Multi-million pound incinerator approved for Worcestershire

Multi-million pound incinerator approved for Worcestershire

First published in News
Last updated
Evesham Journal: Tom Edwards by , Political Reporter

A MASSIVE rubbish-burning incinerator has been voted through at Worcestershire County Council – 16 years after it was first proposed.

Today's crunch debate to bring the £165 million plant to Hartlebury trading estate, which will be open by 2017, was backed by 42 votes to 11 amid tense scenes at County Hall.

The decision brings an end to years of uncertainty, with work on constructing the massive plant getting underway in the spring.

It came despite last-ditch pleas from campaigners, who claimed it would damage the environment, prove too costly and could be made redundant by new technology within years.

But the criticism was rejected by politicians, who insisted it was the best value-for-money option, would prevent a landfill crisis, and would benefit taxpayers.
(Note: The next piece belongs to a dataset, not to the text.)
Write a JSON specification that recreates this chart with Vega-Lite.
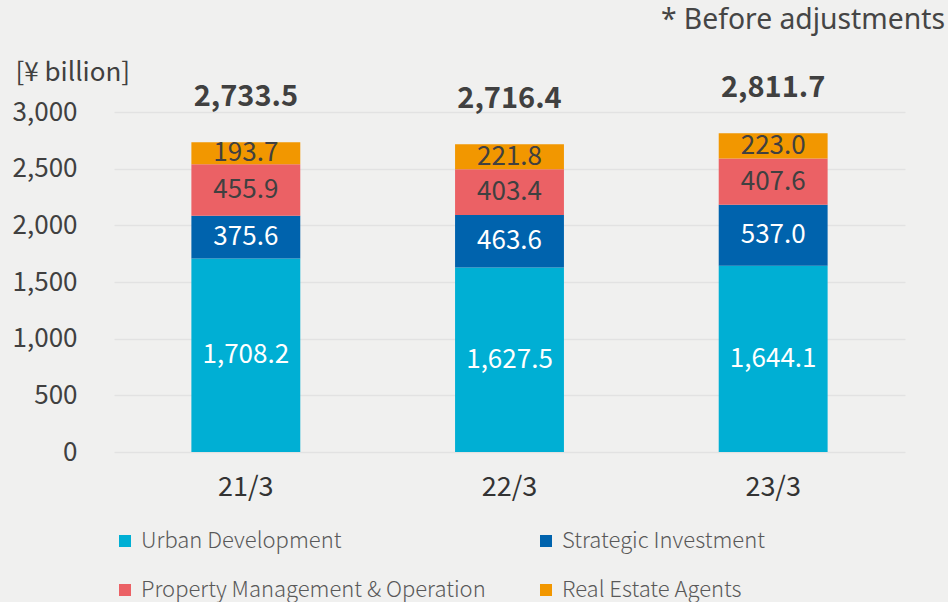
{
  "$schema": "https://vega.github.io/schema/vega-lite/v6.json",
  "autosize": {"type": "none"},
  "width": 791,
  "height": 340,
  "padding": {"left": 114, "top": 112, "right": 43, "bottom": 150},
  "background": "#f0f0ef",
  "config": {
    "view": {"stroke": null},
    "font": "Noto Sans CJK JP"
  },
  "title": {
    "text": "* Before adjustments",
    "anchor": "end",
    "frame": "group",
    "orient": "top",
    "fontSize": 28.3,
    "fontWeight": "normal",
    "font": "Noto Sans",
    "color": "#454545",
    "dx": 40,
    "offset": 24
  },
  "datasets": {
    "segments": [
      {"year": "21/3", "segment": "Urban Development", "k": 1, "value": 1708.2},
      {"year": "21/3", "segment": "Strategic Investment", "k": 2, "value": 375.6},
      {"year": "21/3", "segment": "Property Management & Operation", "k": 3, "value": 455.9},
      {"year": "21/3", "segment": "Real Estate Agents", "k": 4, "value": 193.7},
      {"year": "22/3", "segment": "Urban Development", "k": 1, "value": 1627.5},
      {"year": "22/3", "segment": "Strategic Investment", "k": 2, "value": 463.6},
      {"year": "22/3", "segment": "Property Management & Operation", "k": 3, "value": 403.4},
      {"year": "22/3", "segment": "Real Estate Agents", "k": 4, "value": 221.8},
      {"year": "23/3", "segment": "Urban Development", "k": 1, "value": 1644.1},
      {"year": "23/3", "segment": "Strategic Investment", "k": 2, "value": 537.0},
      {"year": "23/3", "segment": "Property Management & Operation", "k": 3, "value": 407.6},
      {"year": "23/3", "segment": "Real Estate Agents", "k": 4, "value": 223.0}
    ],
    "totals": [
      {"year": "21/3", "total": 2733.5},
      {"year": "22/3", "total": 2716.4},
      {"year": "23/3", "total": 2811.7}
    ]
  },
  "encoding": {
    "x": {
      "field": "year",
      "type": "nominal",
      "sort": ["21/3", "22/3", "23/3"],
      "scale": {"paddingInner": 0.587, "paddingOuter": 0.2935},
      "axis": {
        "title": null,
        "labelAngle": 0,
        "labelFontSize": 27,
        "labelColor": "#333333",
        "labelPadding": 22,
        "ticks": false,
        "domain": false
      }
    }
  },
  "layer": [
    {
      "data": {"name": "segments"},
      "mark": {"type": "bar"},
      "encoding": {
        "y": {
          "field": "value",
          "type": "quantitative",
          "stack": "zero",
          "scale": {"domain": [0, 3000], "nice": false},
          "axis": {
            "title": "[¥ billion]",
            "titleAngle": 0,
            "titleAlign": "left",
            "titleBaseline": "middle",
            "titleX": -99,
            "titleY": -40,
            "titleFontSize": 26,
            "titleFontWeight": "normal",
            "titleColor": "#404040",
            "values": [0, 500, 1000, 1500, 2000, 2500, 3000],
            "format": ",d",
            "labelFontSize": 26,
            "labelColor": "#404040",
            "labelPadding": 37,
            "ticks": false,
            "domain": false,
            "grid": true,
            "gridColor": "#e2e2e2",
            "gridWidth": 1.5
          }
        },
        "order": {"field": "k", "type": "quantitative", "sort": "ascending"},
        "color": {
          "field": "segment",
          "type": "nominal",
          "scale": {
            "domain": ["Urban Development", "Property Management & Operation", "Strategic Investment", "Real Estate Agents"],
            "range": ["#00afd4", "#eb6165", "#0063ad", "#f29700"]
          },
          "legend": {
            "title": null,
            "orient": "none",
            "legendX": 0,
            "legendY": 418,
            "columns": 2,
            "columnPadding": 49,
            "rowPadding": 27,
            "symbolType": "square",
            "symbolSize": 144,
            "symbolStrokeWidth": 0,
            "labelFontSize": 22,
            "labelFontWeight": 300,
            "labelColor": "#595959",
            "labelOffset": 5,
            "labelLimit": 500
          }
        }
      }
    },
    {
      "data": {"name": "segments"},
      "mark": {"type": "text", "fontSize": 26, "baseline": "middle"},
      "encoding": {
        "y": {"field": "value", "type": "quantitative", "stack": "zero", "bandPosition": 0.5},
        "order": {"field": "k", "type": "quantitative", "sort": "ascending"},
        "text": {"field": "value", "type": "quantitative", "format": ",.1f"},
        "color": {
          "condition": {"test": "datum.k <= 2", "value": "#ffffff"},
          "value": "#404040"
        }
      }
    },
    {
      "data": {"name": "totals"},
      "mark": {"type": "text", "fontSize": 29, "fontWeight": "bold", "baseline": "middle", "dy": -45, "color": "#404040"},
      "encoding": {
        "y": {"field": "total", "type": "quantitative"},
        "text": {"field": "total", "type": "quantitative", "format": ",.1f"}
      }
    }
  ]
}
The plant will handle up to 200,000 tonnes of rubbish from Worcestershire and Herefordshire, burning it to generate electricity to connect to the national grid.

At the start of the debate Rob Wilden, from Herefordshire and Worcestershire Action Group, said: “You’ll be transporting 200,000 tonnes of waste across our beautiful county, shame on you.

“When confidence in your position turns to aloof arrogance, the warning signs are there for all to see.”

Fellow campaigner Louise Brookes said: “We are deeply concerned about the cost to taxpayers.

“Recycling is important because it pays - burning our resources is not wise.”

But councillors said the plant is desperately needed because the county’s landfill space is forecast to be full by 2024, meaning time is running out for alternatives.

A report by the authority’s officers says although the cost of dealing with the county’s waste by 2042 would be £1.6 billion, not having an incinerator and carrying on using more landfill would see it top £2.1 billion.

Councillor Adrian Hardman, the leader, said: “What we’re coming up with is an imaginative and creative solution to a problem we must solve.

“We need a long-term waste disposal solution and this is the best, cheapest way – if we delay this move, we face major risks.”

Councillor Fran Oborski said she felt the council was “galloping down the road of old technology” but Coun John Campion, a Tory, said it had “been debated many times” and had to be accepted.

Conservative Councillor Maurice Broomfield, who represents the area and voted against it, said it would discourage people to recycle and pleaded to throw it out.

It was backed by the entire opposition Labour group, apart from Councillor Paul Denham, who walked out of the chamber and reappeared once the voting was over.

Despite opposition from the Green Party, UKIP and a handful of independents or minor party politicians, it was also backed by the Liberal Democrats and the controlling Conservatives apart from Coun Broomfield.

The site will be run by West Mercia Waste Management but will be handed back to Worcestershire and Herefordshire councils to operate from 2023.

The construction will create 255 jobs, while 45 permanent roles will be available once it opens.